Reid’s top lieutenant, Majority Whip Dick Durbin, vehemently disputed the idea that there would be any awkwardness associated with bringing Sestak into the fold. The Illinois Democrat said he personally would have no problem with Sestak attending a lunch.
“I wouldn’t be opposed to it at all,” he said. “I think that’s understandable.”
Durbin said now that “the people of Pennsylvania had spoken,” he thought Sestak would have “the full support” of the Democratic Conference, predicting that Sestak would also have no trouble raking in money from his Senate colleagues who had an interest in staving off a Republican pickup. Durbin said he wrote Sestak on Wednesday morning offering to help him in any way he could.
“He ran a spirited and good campaign, and the voters chose him,” Durbin said. “That’s the nature of this business.”
Sestak also rebuffed the idea that it would be awkward for him to attend a lunch or to otherwise elicit support from Democratic Senators after the primary.
“To me, this is not personal,” he said on May 13. “I knew when I got in to run against the Democratic establishment, the challenges there would be.”
Sestak went as far as to indicate that he had behind-the-scenes support in the Senate even before he won the nomination, saying a few Senators — he declined to reveal who — would “call every so often” during the primary campaign to “see how things were going.”

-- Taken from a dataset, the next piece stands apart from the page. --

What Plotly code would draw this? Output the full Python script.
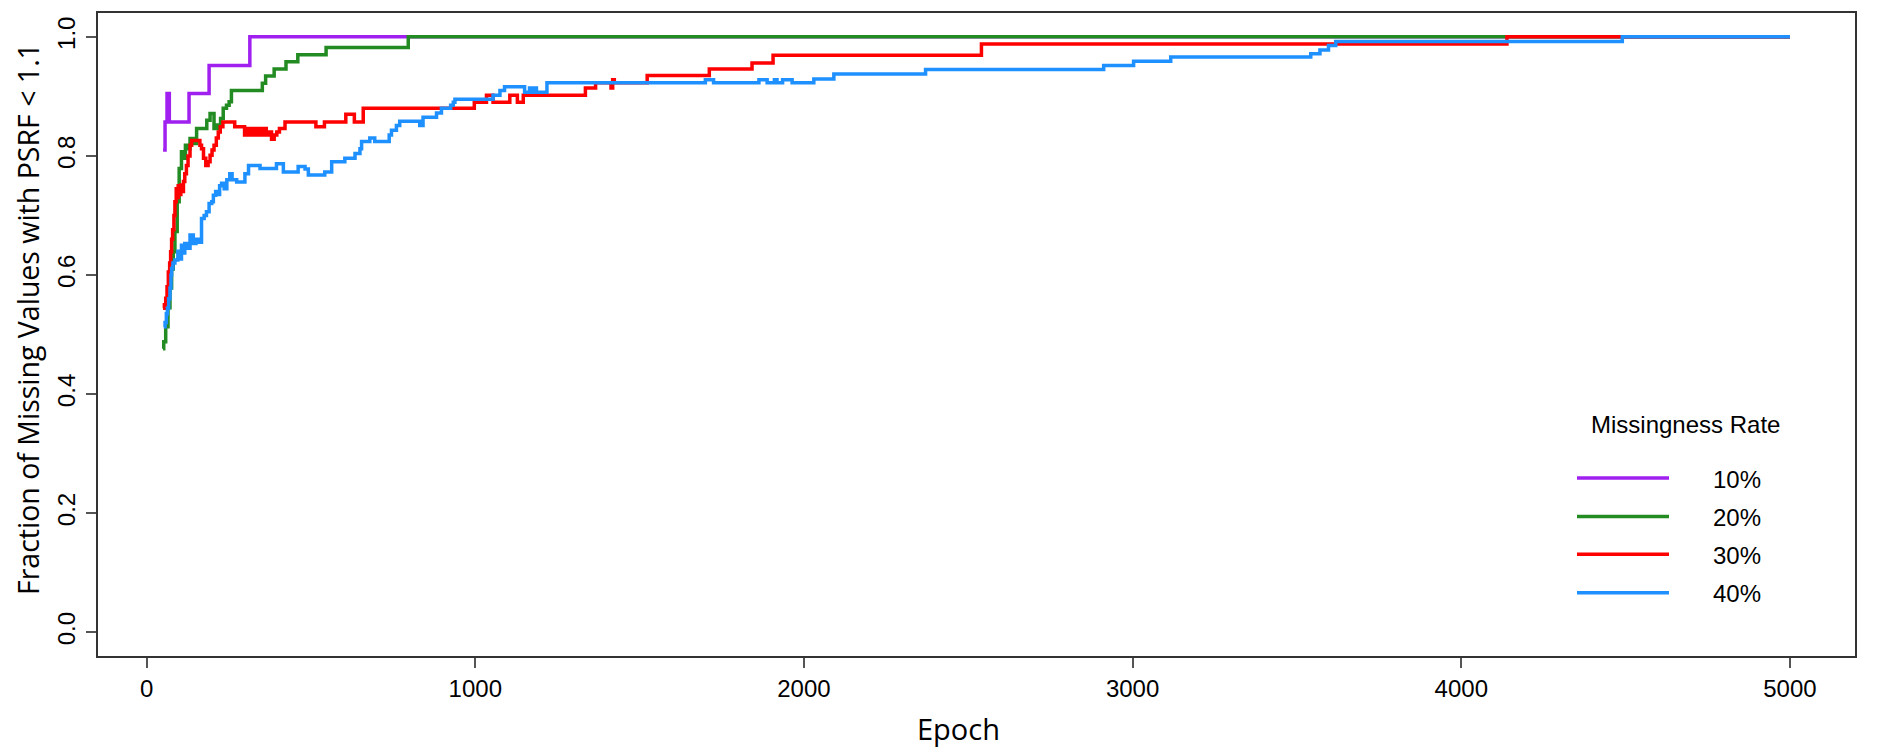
import plotly.graph_objects as go

# Convergence traces: epoch breakpoints and fraction of missing values with PSRF < 1.1
# (drawn as step lines)
epoch_10 = [50, 56, 62, 69, 129, 190, 314, 5000]
frac_10 = [0.810, 0.857, 0.905, 0.857, 0.905, 0.952, 1.0, 1.0]

epoch_20 = [50, 52, 58, 65, 71, 76, 81, 86, 93, 99, 106, 112, 118, 125, 132, 142, 152,
            183, 193, 205, 215, 225, 233, 243, 251, 258, 352, 362, 388, 424, 460, 546,
            796, 5000]
frac_20 = [0.476, 0.488, 0.513, 0.545, 0.578, 0.610, 0.639, 0.673, 0.723, 0.779, 0.807,
           0.796, 0.818, 0.812, 0.829, 0.821, 0.846, 0.860, 0.871, 0.846, 0.852, 0.863,
           0.880, 0.885, 0.891, 0.910, 0.922, 0.934, 0.946, 0.958, 0.970, 0.982, 1.0, 1.0]

epoch_30 = [50, 54, 58, 62, 66, 70, 73, 76, 79, 83, 86, 90, 93, 96, 100, 104, 108, 112,
            116, 121, 126, 132, 137, 162, 167, 173, 180, 187, 193, 199, 205, 212, 218,
            224, 232, 268, 298, 304, 310, 316, 322, 328, 336, 342, 350, 356, 364, 372,
            380, 388, 396, 404, 421, 515, 541, 606, 632, 659, 997, 1034, 1054, 1105,
            1128, 1146, 1335, 1366, 1413, 1418, 1423, 1523, 1712, 1842, 1906, 2540,
            4139, 5000]
frac_30 = [0.544, 0.550, 0.561, 0.580, 0.605, 0.620, 0.639, 0.660, 0.676, 0.700, 0.723,
           0.745, 0.730, 0.750, 0.735, 0.751, 0.740, 0.757, 0.770, 0.784, 0.800, 0.818,
           0.826, 0.818, 0.812, 0.796, 0.784, 0.790, 0.801, 0.810, 0.818, 0.830, 0.840,
           0.849, 0.857, 0.849, 0.835, 0.846, 0.835, 0.846, 0.835, 0.846, 0.835, 0.846,
           0.835, 0.846, 0.835, 0.840, 0.828, 0.835, 0.840, 0.846, 0.857, 0.849, 0.857,
           0.870, 0.857, 0.880, 0.890, 0.902, 0.890, 0.902, 0.890, 0.902, 0.914, 0.923,
           0.914, 0.928, 0.923, 0.935, 0.946, 0.956, 0.969, 0.988, 1.0, 1.0]

epoch_40 = [52, 56, 60, 63, 67, 71, 74, 76, 80, 86, 95, 100, 106, 111, 116, 122, 132,
            142, 150, 158, 167, 175, 182, 190, 198, 203, 210, 216, 222, 228, 236, 244,
            253, 260, 274, 299, 310, 345, 395, 416, 461, 482, 492, 542, 563, 603, 634,
            649, 654, 679, 694, 738, 745, 760, 770, 831, 841, 882, 897, 925, 933, 938,
            1054, 1075, 1089, 1150, 1165, 1172, 1180, 1186, 1218, 1700, 1725, 1863,
            1888, 1910, 1918, 1935, 1964, 2030, 2091, 2370, 2912, 3003, 3116, 3542,
            3570, 3596, 3618, 4490, 5000]
frac_40 = [0.513, 0.520, 0.535, 0.544, 0.560, 0.578, 0.600, 0.611, 0.620, 0.625, 0.640,
           0.627, 0.650, 0.637, 0.653, 0.645, 0.667, 0.653, 0.660, 0.655, 0.695, 0.700,
           0.706, 0.720, 0.723, 0.734, 0.740, 0.735, 0.750, 0.754, 0.745, 0.760, 0.770,
           0.760, 0.756, 0.770, 0.784, 0.779, 0.787, 0.773, 0.782, 0.778, 0.768, 0.773,
           0.790, 0.796, 0.804, 0.812, 0.824, 0.830, 0.824, 0.835, 0.843, 0.851, 0.858,
           0.851, 0.865, 0.872, 0.880, 0.885, 0.890, 0.895, 0.902, 0.910, 0.916, 0.907,
           0.914, 0.907, 0.914, 0.907, 0.923, 0.928, 0.923, 0.928, 0.923, 0.928, 0.923,
           0.928, 0.923, 0.929, 0.9375, 0.945, 0.952, 0.959, 0.966, 0.9715, 0.978,
           0.9855, 0.992, 1.0, 1.0]

rate_labels = ["10%", "20%", "30%", "40%"]
colors = ["#A020F0", "#228B22", "#FF0000", "#1E90FF"]

# page geometry in pixels; the html body has an 8px default margin
PAGE_W, PAGE_H, OFF = 1885, 754, 8
PLOT_L, PLOT_R, PLOT_T, PLOT_B = 98, 1855, 11, 656
W, H = PAGE_W - OFF, PAGE_H - OFF
PW, PH = PLOT_R - PLOT_L, PLOT_B - PLOT_T


def px_x(px):
    return (px - PLOT_L) / PW


def px_y(py):
    return (PLOT_B - py) / PH


tick_font = dict(family="Arial, Liberation Sans, sans-serif", size=24, color="black")
title_font = dict(family="Open Sans, Noto Sans, sans-serif", size=29, color="black")

fig = go.Figure()
series = [(epoch_10, frac_10), (epoch_20, frac_20), (epoch_30, frac_30), (epoch_40, frac_40)]
for (xs, ys), col, name in zip(series, colors, rate_labels):
    fig.add_trace(go.Scatter(
        x=xs, y=ys, mode="lines", name=name, showlegend=False,
        line=dict(color=col, width=3.5, shape="hv"),
    ))

# hand-drawn legend, R style (long line samples, no frame)
shapes = []
annotations = [dict(
    text="Missingness Rate", x=px_x(1685), y=px_y(424), xref="paper", yref="paper",
    showarrow=False, xanchor="center", yanchor="middle", font=tick_font,
)]
for i, (col, lab) in enumerate(zip(colors, rate_labels)):
    ly = [477.5, 516, 554, 592.5][i]
    shapes.append(dict(type="line", xref="paper", yref="paper",
                       x0=px_x(1577), x1=px_x(1669), y0=px_y(ly), y1=px_y(ly),
                       line=dict(color=col, width=3.5)))
    annotations.append(dict(text=lab, x=px_x(1737), y=px_y(ly + 1), xref="paper",
                            yref="paper", showarrow=False, xanchor="center",
                            yanchor="middle", font=tick_font))

# axis titles
annotations.append(dict(text="Epoch", x=px_x(958), y=px_y(729), xref="paper", yref="paper",
                        showarrow=False, xanchor="center", yanchor="middle", font=title_font))
annotations.append(dict(text="Fraction of Missing Values with PSRF < 1.1", x=px_x(28),
                        y=px_y(318), xref="paper", yref="paper", showarrow=False,
                        textangle=-90, xanchor="center", yanchor="middle",
                        font=dict(title_font, size=28.5)))

fig.update_layout(
    width=W, height=H,
    margin=dict(l=PLOT_L - OFF, r=PAGE_W - PLOT_R, t=PLOT_T - OFF, b=PAGE_H - PLOT_B, pad=0),
    paper_bgcolor="white", plot_bgcolor="white",
    shapes=shapes, annotations=annotations,
    showlegend=False,
)
fig.update_xaxes(
    range=[-148, 5198], tickvals=[0, 1000, 2000, 3000, 4000, 5000],
    ticks="outside", ticklen=10, tickwidth=1.5, tickcolor="#555",
    showline=True, linecolor="#333", linewidth=1.5, mirror=True,
    showgrid=False, zeroline=False, tickfont=tick_font,
)
fig.update_yaxes(
    range=[-0.04, 1.04], tickvals=[0, 0.2, 0.4, 0.6, 0.8, 1.0], tickformat=".1f",
    tickangle=-90, ticks="outside", ticklen=10, tickwidth=1.5, tickcolor="#555",
    showline=True, linecolor="#333", linewidth=1.5, mirror=True,
    showgrid=False, zeroline=False, tickfont=tick_font, ticklabelstandoff=2,
)

fig.write_html("out.html")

Freshman Sen. Mark Udall (D-Colo.), who spoke to the Conference in 2008 when he was a House Member seeking to pick up a seat that had belonged to retiring Republican Wayne Allard, described the appearance — which, in his case, consisted of a two- or three-minute presentation with no question-and-answer period — as an “opportunity to show people what you might be like as a colleague” and “to make your case for support from the caucus.”
“I’ve got three minutes to tell them how I’m going to win, what’s important to me, to maybe tell a story that connects,” Udall said. “It’s an important signal that is sent to the caucus. Not everybody gets an invitation in every race.”